From the UC administration's perspective, the fundamental issue is the no-strike clauses it signed and the idea that a deal is a deal and that the deal was that during the life of the contracts, there would be no strikes. Period! UC is undoubtedly happy with the Friday court decision, although whether that will be the final word is uncertain. Strikes can continue unofficially. Appeals are possible, etc.
The union's stance is that there is an exception to adherence to the no-strike concept when an unfair labor practice has occurred. Of course, the union's position is that there was an unfair labor practice. Period!
Whereas the union views the use of police and arrests as a workplace issue about which UC was obligated to bargain, UC administration sees the matter as outside the scope of bargaining and political.
These are all Grand Principles that are hard to compromise. As we have noted before, unlike, say, a pay increase, it is difficult to split the difference and reach a mutually satisfactory solution. So the only remedy seems to be the legal system in which one side will eventually "win," i.e., have its Grand Principles validated. The problem here is - as we keep noting - the legal system is uncertain. And it could lead to decisions which muddy the waters rather than clarify them.
So, what to do? Let's note that the union, even if it believes it doesn't have to rely on the no-strike clause and use grievance and arbitration processes to resolve the dispute, it could voluntarily agree to do so, reserving the view that its action was not legally reguired. UC administration could voluntarily participate in the process without a PERB or court decision stating it was required. In short, both parties could put the issue of legal requirements aside. They could also put aside the question of whether either side had committed an unfair labor practice. They could put aside their Grand Principles.
Another thing both parties could voluntarily do is agree that whatever decision might be reached through voluntary use of the grievance and arbitration process would be both binding AND non-precedential. Thus, Grand Principles would not be violated. That is, a neutral arbitrator could make a decision for this contract period only that would be binding but would not apply as a precedent in future contracts. That would allow the parties at some future date when the current contracts expired to address issues of when no-strike clauses apply or do not apply through negotiations. Resolution of conflicting Grand Principles could be deferred for now.

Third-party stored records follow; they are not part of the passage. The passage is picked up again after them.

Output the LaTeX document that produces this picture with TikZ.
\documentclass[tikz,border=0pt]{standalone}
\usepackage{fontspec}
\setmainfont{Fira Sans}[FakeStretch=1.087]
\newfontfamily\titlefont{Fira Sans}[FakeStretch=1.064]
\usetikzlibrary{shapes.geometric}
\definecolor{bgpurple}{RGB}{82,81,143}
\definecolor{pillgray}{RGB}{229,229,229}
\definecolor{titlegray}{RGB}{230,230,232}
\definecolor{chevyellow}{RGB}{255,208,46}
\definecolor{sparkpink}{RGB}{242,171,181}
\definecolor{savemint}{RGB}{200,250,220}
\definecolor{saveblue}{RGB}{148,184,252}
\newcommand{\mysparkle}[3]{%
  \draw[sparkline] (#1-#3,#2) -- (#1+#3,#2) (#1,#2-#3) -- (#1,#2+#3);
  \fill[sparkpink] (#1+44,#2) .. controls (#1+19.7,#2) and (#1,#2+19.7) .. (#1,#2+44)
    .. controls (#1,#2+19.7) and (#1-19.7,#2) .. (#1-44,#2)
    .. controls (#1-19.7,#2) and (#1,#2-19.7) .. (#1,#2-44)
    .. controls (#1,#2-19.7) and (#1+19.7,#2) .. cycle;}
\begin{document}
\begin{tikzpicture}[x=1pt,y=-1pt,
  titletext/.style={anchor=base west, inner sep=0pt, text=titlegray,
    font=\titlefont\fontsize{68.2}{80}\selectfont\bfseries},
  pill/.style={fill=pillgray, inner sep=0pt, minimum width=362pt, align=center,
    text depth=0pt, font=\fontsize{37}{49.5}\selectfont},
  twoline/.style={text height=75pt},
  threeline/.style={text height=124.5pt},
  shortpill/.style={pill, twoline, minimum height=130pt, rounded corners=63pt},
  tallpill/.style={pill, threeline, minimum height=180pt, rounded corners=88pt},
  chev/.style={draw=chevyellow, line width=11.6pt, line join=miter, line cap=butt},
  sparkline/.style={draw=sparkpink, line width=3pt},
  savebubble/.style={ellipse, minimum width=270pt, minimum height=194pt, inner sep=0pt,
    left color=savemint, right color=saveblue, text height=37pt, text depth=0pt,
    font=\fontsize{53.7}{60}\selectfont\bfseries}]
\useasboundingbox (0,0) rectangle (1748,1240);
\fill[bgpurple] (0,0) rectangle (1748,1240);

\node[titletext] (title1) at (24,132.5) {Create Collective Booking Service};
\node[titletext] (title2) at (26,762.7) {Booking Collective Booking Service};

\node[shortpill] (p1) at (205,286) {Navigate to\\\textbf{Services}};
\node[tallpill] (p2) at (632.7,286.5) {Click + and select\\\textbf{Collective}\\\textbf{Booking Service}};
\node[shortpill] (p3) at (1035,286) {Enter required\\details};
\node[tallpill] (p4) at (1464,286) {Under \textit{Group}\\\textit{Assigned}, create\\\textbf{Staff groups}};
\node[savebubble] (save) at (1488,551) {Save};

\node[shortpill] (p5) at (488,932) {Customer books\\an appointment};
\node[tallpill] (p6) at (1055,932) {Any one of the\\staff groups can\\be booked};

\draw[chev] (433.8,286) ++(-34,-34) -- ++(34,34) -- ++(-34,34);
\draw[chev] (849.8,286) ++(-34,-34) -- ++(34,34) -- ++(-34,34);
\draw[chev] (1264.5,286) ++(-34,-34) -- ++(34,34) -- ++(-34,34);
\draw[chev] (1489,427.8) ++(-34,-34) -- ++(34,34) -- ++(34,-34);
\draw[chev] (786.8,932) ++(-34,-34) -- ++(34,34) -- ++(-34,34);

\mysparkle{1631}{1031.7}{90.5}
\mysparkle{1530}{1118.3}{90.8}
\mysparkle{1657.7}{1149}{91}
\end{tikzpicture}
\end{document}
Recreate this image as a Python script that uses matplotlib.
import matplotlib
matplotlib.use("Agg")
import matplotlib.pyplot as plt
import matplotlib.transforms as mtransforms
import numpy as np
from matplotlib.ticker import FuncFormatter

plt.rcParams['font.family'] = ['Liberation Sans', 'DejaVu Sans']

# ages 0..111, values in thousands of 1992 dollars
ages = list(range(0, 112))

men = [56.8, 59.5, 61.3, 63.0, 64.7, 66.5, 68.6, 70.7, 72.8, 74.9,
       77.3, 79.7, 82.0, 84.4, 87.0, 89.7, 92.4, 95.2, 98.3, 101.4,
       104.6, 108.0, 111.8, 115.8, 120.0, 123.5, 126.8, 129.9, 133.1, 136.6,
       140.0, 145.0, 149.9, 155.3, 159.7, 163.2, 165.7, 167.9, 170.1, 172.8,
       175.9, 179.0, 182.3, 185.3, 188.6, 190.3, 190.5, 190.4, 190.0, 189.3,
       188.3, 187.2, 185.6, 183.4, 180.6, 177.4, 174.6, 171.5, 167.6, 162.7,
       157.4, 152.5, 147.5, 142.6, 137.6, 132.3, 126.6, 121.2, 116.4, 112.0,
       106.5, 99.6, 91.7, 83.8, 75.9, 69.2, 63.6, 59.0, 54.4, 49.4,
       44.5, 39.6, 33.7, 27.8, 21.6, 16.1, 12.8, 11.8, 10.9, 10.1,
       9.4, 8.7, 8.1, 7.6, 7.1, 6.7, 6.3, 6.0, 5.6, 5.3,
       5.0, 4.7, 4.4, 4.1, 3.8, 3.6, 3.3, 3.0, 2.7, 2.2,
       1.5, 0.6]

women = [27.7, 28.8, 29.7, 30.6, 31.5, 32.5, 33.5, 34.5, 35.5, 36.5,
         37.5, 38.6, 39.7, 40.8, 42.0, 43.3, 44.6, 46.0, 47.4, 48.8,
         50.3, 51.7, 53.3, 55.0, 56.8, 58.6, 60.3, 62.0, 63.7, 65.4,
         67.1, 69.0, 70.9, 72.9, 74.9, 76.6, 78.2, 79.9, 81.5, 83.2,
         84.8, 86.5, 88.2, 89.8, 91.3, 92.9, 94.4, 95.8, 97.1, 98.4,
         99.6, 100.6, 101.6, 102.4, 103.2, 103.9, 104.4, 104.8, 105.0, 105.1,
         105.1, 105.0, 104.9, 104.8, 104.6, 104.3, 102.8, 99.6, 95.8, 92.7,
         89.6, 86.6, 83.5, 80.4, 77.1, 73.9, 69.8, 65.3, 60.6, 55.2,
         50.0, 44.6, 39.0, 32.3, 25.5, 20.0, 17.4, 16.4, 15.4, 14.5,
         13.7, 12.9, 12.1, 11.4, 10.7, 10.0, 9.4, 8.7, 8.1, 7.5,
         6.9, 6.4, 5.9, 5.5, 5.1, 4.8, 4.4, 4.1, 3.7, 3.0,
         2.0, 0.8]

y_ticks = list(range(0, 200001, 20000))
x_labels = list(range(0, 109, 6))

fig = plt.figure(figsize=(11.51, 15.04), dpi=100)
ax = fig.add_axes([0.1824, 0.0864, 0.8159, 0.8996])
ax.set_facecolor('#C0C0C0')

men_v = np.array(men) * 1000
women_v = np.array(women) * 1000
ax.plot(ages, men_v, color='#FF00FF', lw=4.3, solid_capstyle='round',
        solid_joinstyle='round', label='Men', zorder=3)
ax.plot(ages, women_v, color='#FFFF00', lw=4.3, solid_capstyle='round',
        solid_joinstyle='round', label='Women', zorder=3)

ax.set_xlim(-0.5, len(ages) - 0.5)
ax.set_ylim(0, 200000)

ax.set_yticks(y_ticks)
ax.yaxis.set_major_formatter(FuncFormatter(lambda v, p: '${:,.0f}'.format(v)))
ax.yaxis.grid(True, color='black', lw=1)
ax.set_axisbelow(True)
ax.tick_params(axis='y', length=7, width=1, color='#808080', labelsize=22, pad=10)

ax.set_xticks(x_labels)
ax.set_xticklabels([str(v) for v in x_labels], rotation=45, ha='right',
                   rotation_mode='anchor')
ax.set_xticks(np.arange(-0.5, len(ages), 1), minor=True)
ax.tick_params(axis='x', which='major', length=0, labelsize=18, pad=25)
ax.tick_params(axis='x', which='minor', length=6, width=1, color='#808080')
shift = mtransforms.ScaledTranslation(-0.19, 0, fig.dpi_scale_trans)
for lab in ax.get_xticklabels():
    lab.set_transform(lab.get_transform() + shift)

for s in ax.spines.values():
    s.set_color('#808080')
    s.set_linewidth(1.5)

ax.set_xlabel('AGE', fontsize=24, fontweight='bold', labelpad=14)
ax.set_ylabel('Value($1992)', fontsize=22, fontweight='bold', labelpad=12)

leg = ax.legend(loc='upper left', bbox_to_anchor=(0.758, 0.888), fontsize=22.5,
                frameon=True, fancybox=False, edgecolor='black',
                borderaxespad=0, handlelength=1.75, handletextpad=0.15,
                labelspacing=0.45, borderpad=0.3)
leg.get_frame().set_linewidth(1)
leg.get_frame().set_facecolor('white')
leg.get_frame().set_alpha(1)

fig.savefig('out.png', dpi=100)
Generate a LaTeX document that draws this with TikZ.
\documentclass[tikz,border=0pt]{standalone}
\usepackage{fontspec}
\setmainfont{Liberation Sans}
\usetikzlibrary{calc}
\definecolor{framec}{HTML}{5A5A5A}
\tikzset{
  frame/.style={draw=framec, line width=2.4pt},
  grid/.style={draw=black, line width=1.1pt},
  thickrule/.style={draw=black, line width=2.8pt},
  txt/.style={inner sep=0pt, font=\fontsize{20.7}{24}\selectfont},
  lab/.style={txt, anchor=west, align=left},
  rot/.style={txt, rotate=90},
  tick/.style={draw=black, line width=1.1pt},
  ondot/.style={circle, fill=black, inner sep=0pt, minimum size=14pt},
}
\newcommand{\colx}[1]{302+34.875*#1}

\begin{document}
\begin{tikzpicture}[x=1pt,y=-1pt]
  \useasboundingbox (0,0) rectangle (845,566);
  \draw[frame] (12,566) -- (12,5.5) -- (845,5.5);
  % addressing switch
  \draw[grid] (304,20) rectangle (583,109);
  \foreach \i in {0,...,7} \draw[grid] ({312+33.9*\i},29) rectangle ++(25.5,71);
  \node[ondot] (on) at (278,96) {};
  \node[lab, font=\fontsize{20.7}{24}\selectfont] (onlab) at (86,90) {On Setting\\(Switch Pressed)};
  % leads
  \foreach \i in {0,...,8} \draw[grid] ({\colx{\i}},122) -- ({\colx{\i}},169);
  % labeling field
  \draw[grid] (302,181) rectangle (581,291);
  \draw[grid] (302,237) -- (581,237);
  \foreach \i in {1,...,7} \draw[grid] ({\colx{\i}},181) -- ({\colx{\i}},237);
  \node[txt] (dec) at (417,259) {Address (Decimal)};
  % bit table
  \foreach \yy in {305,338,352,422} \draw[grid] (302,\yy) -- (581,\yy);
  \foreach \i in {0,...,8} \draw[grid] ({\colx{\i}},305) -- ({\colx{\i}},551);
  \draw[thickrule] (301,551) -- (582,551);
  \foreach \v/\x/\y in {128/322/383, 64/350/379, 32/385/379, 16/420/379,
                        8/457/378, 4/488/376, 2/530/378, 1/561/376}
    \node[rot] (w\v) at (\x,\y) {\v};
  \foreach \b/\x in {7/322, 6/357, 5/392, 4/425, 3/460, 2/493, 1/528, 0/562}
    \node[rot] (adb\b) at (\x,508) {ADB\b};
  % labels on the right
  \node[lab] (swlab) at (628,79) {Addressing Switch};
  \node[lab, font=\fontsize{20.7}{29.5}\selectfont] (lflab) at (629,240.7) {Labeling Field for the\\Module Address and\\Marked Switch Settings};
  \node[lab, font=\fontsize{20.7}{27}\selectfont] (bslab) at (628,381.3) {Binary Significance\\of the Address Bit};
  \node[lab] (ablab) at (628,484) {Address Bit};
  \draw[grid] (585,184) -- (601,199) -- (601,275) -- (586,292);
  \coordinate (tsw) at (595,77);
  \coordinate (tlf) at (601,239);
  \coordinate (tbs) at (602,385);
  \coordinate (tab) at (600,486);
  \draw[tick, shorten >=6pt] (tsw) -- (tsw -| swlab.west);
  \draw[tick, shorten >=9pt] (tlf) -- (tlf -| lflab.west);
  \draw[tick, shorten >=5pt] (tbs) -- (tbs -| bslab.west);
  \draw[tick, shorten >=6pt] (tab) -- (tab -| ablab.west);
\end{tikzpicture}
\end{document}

If the parties were to agree to such an arrangement, they could voluntarily withdraw their various filings with PERB and the courts. The issue of decisions and appeals would then be moot.
You can imagine variations of what is outlined above, so long as the parties voluntarily agreed to the non-precedential process and agreed to set aside the pursuit of legal remedies. They could postpone their seemingly mutually exclusive positions for resolution through bargaining at a later date. In short, Grand Principles could be put off to the future for a decision.
Are the parties at this point ready to consider departing from their current approaches? Maybe not yet. And maybe they will want the dispute to drag on with strikes (perhaps unofficial), disruptions, PERB filings and court filings for some time to come. This type of deal depends on both parties arriving at a point where they want a way out of that approach. But as time passes, perhaps the willingness to consider alternatives will increase.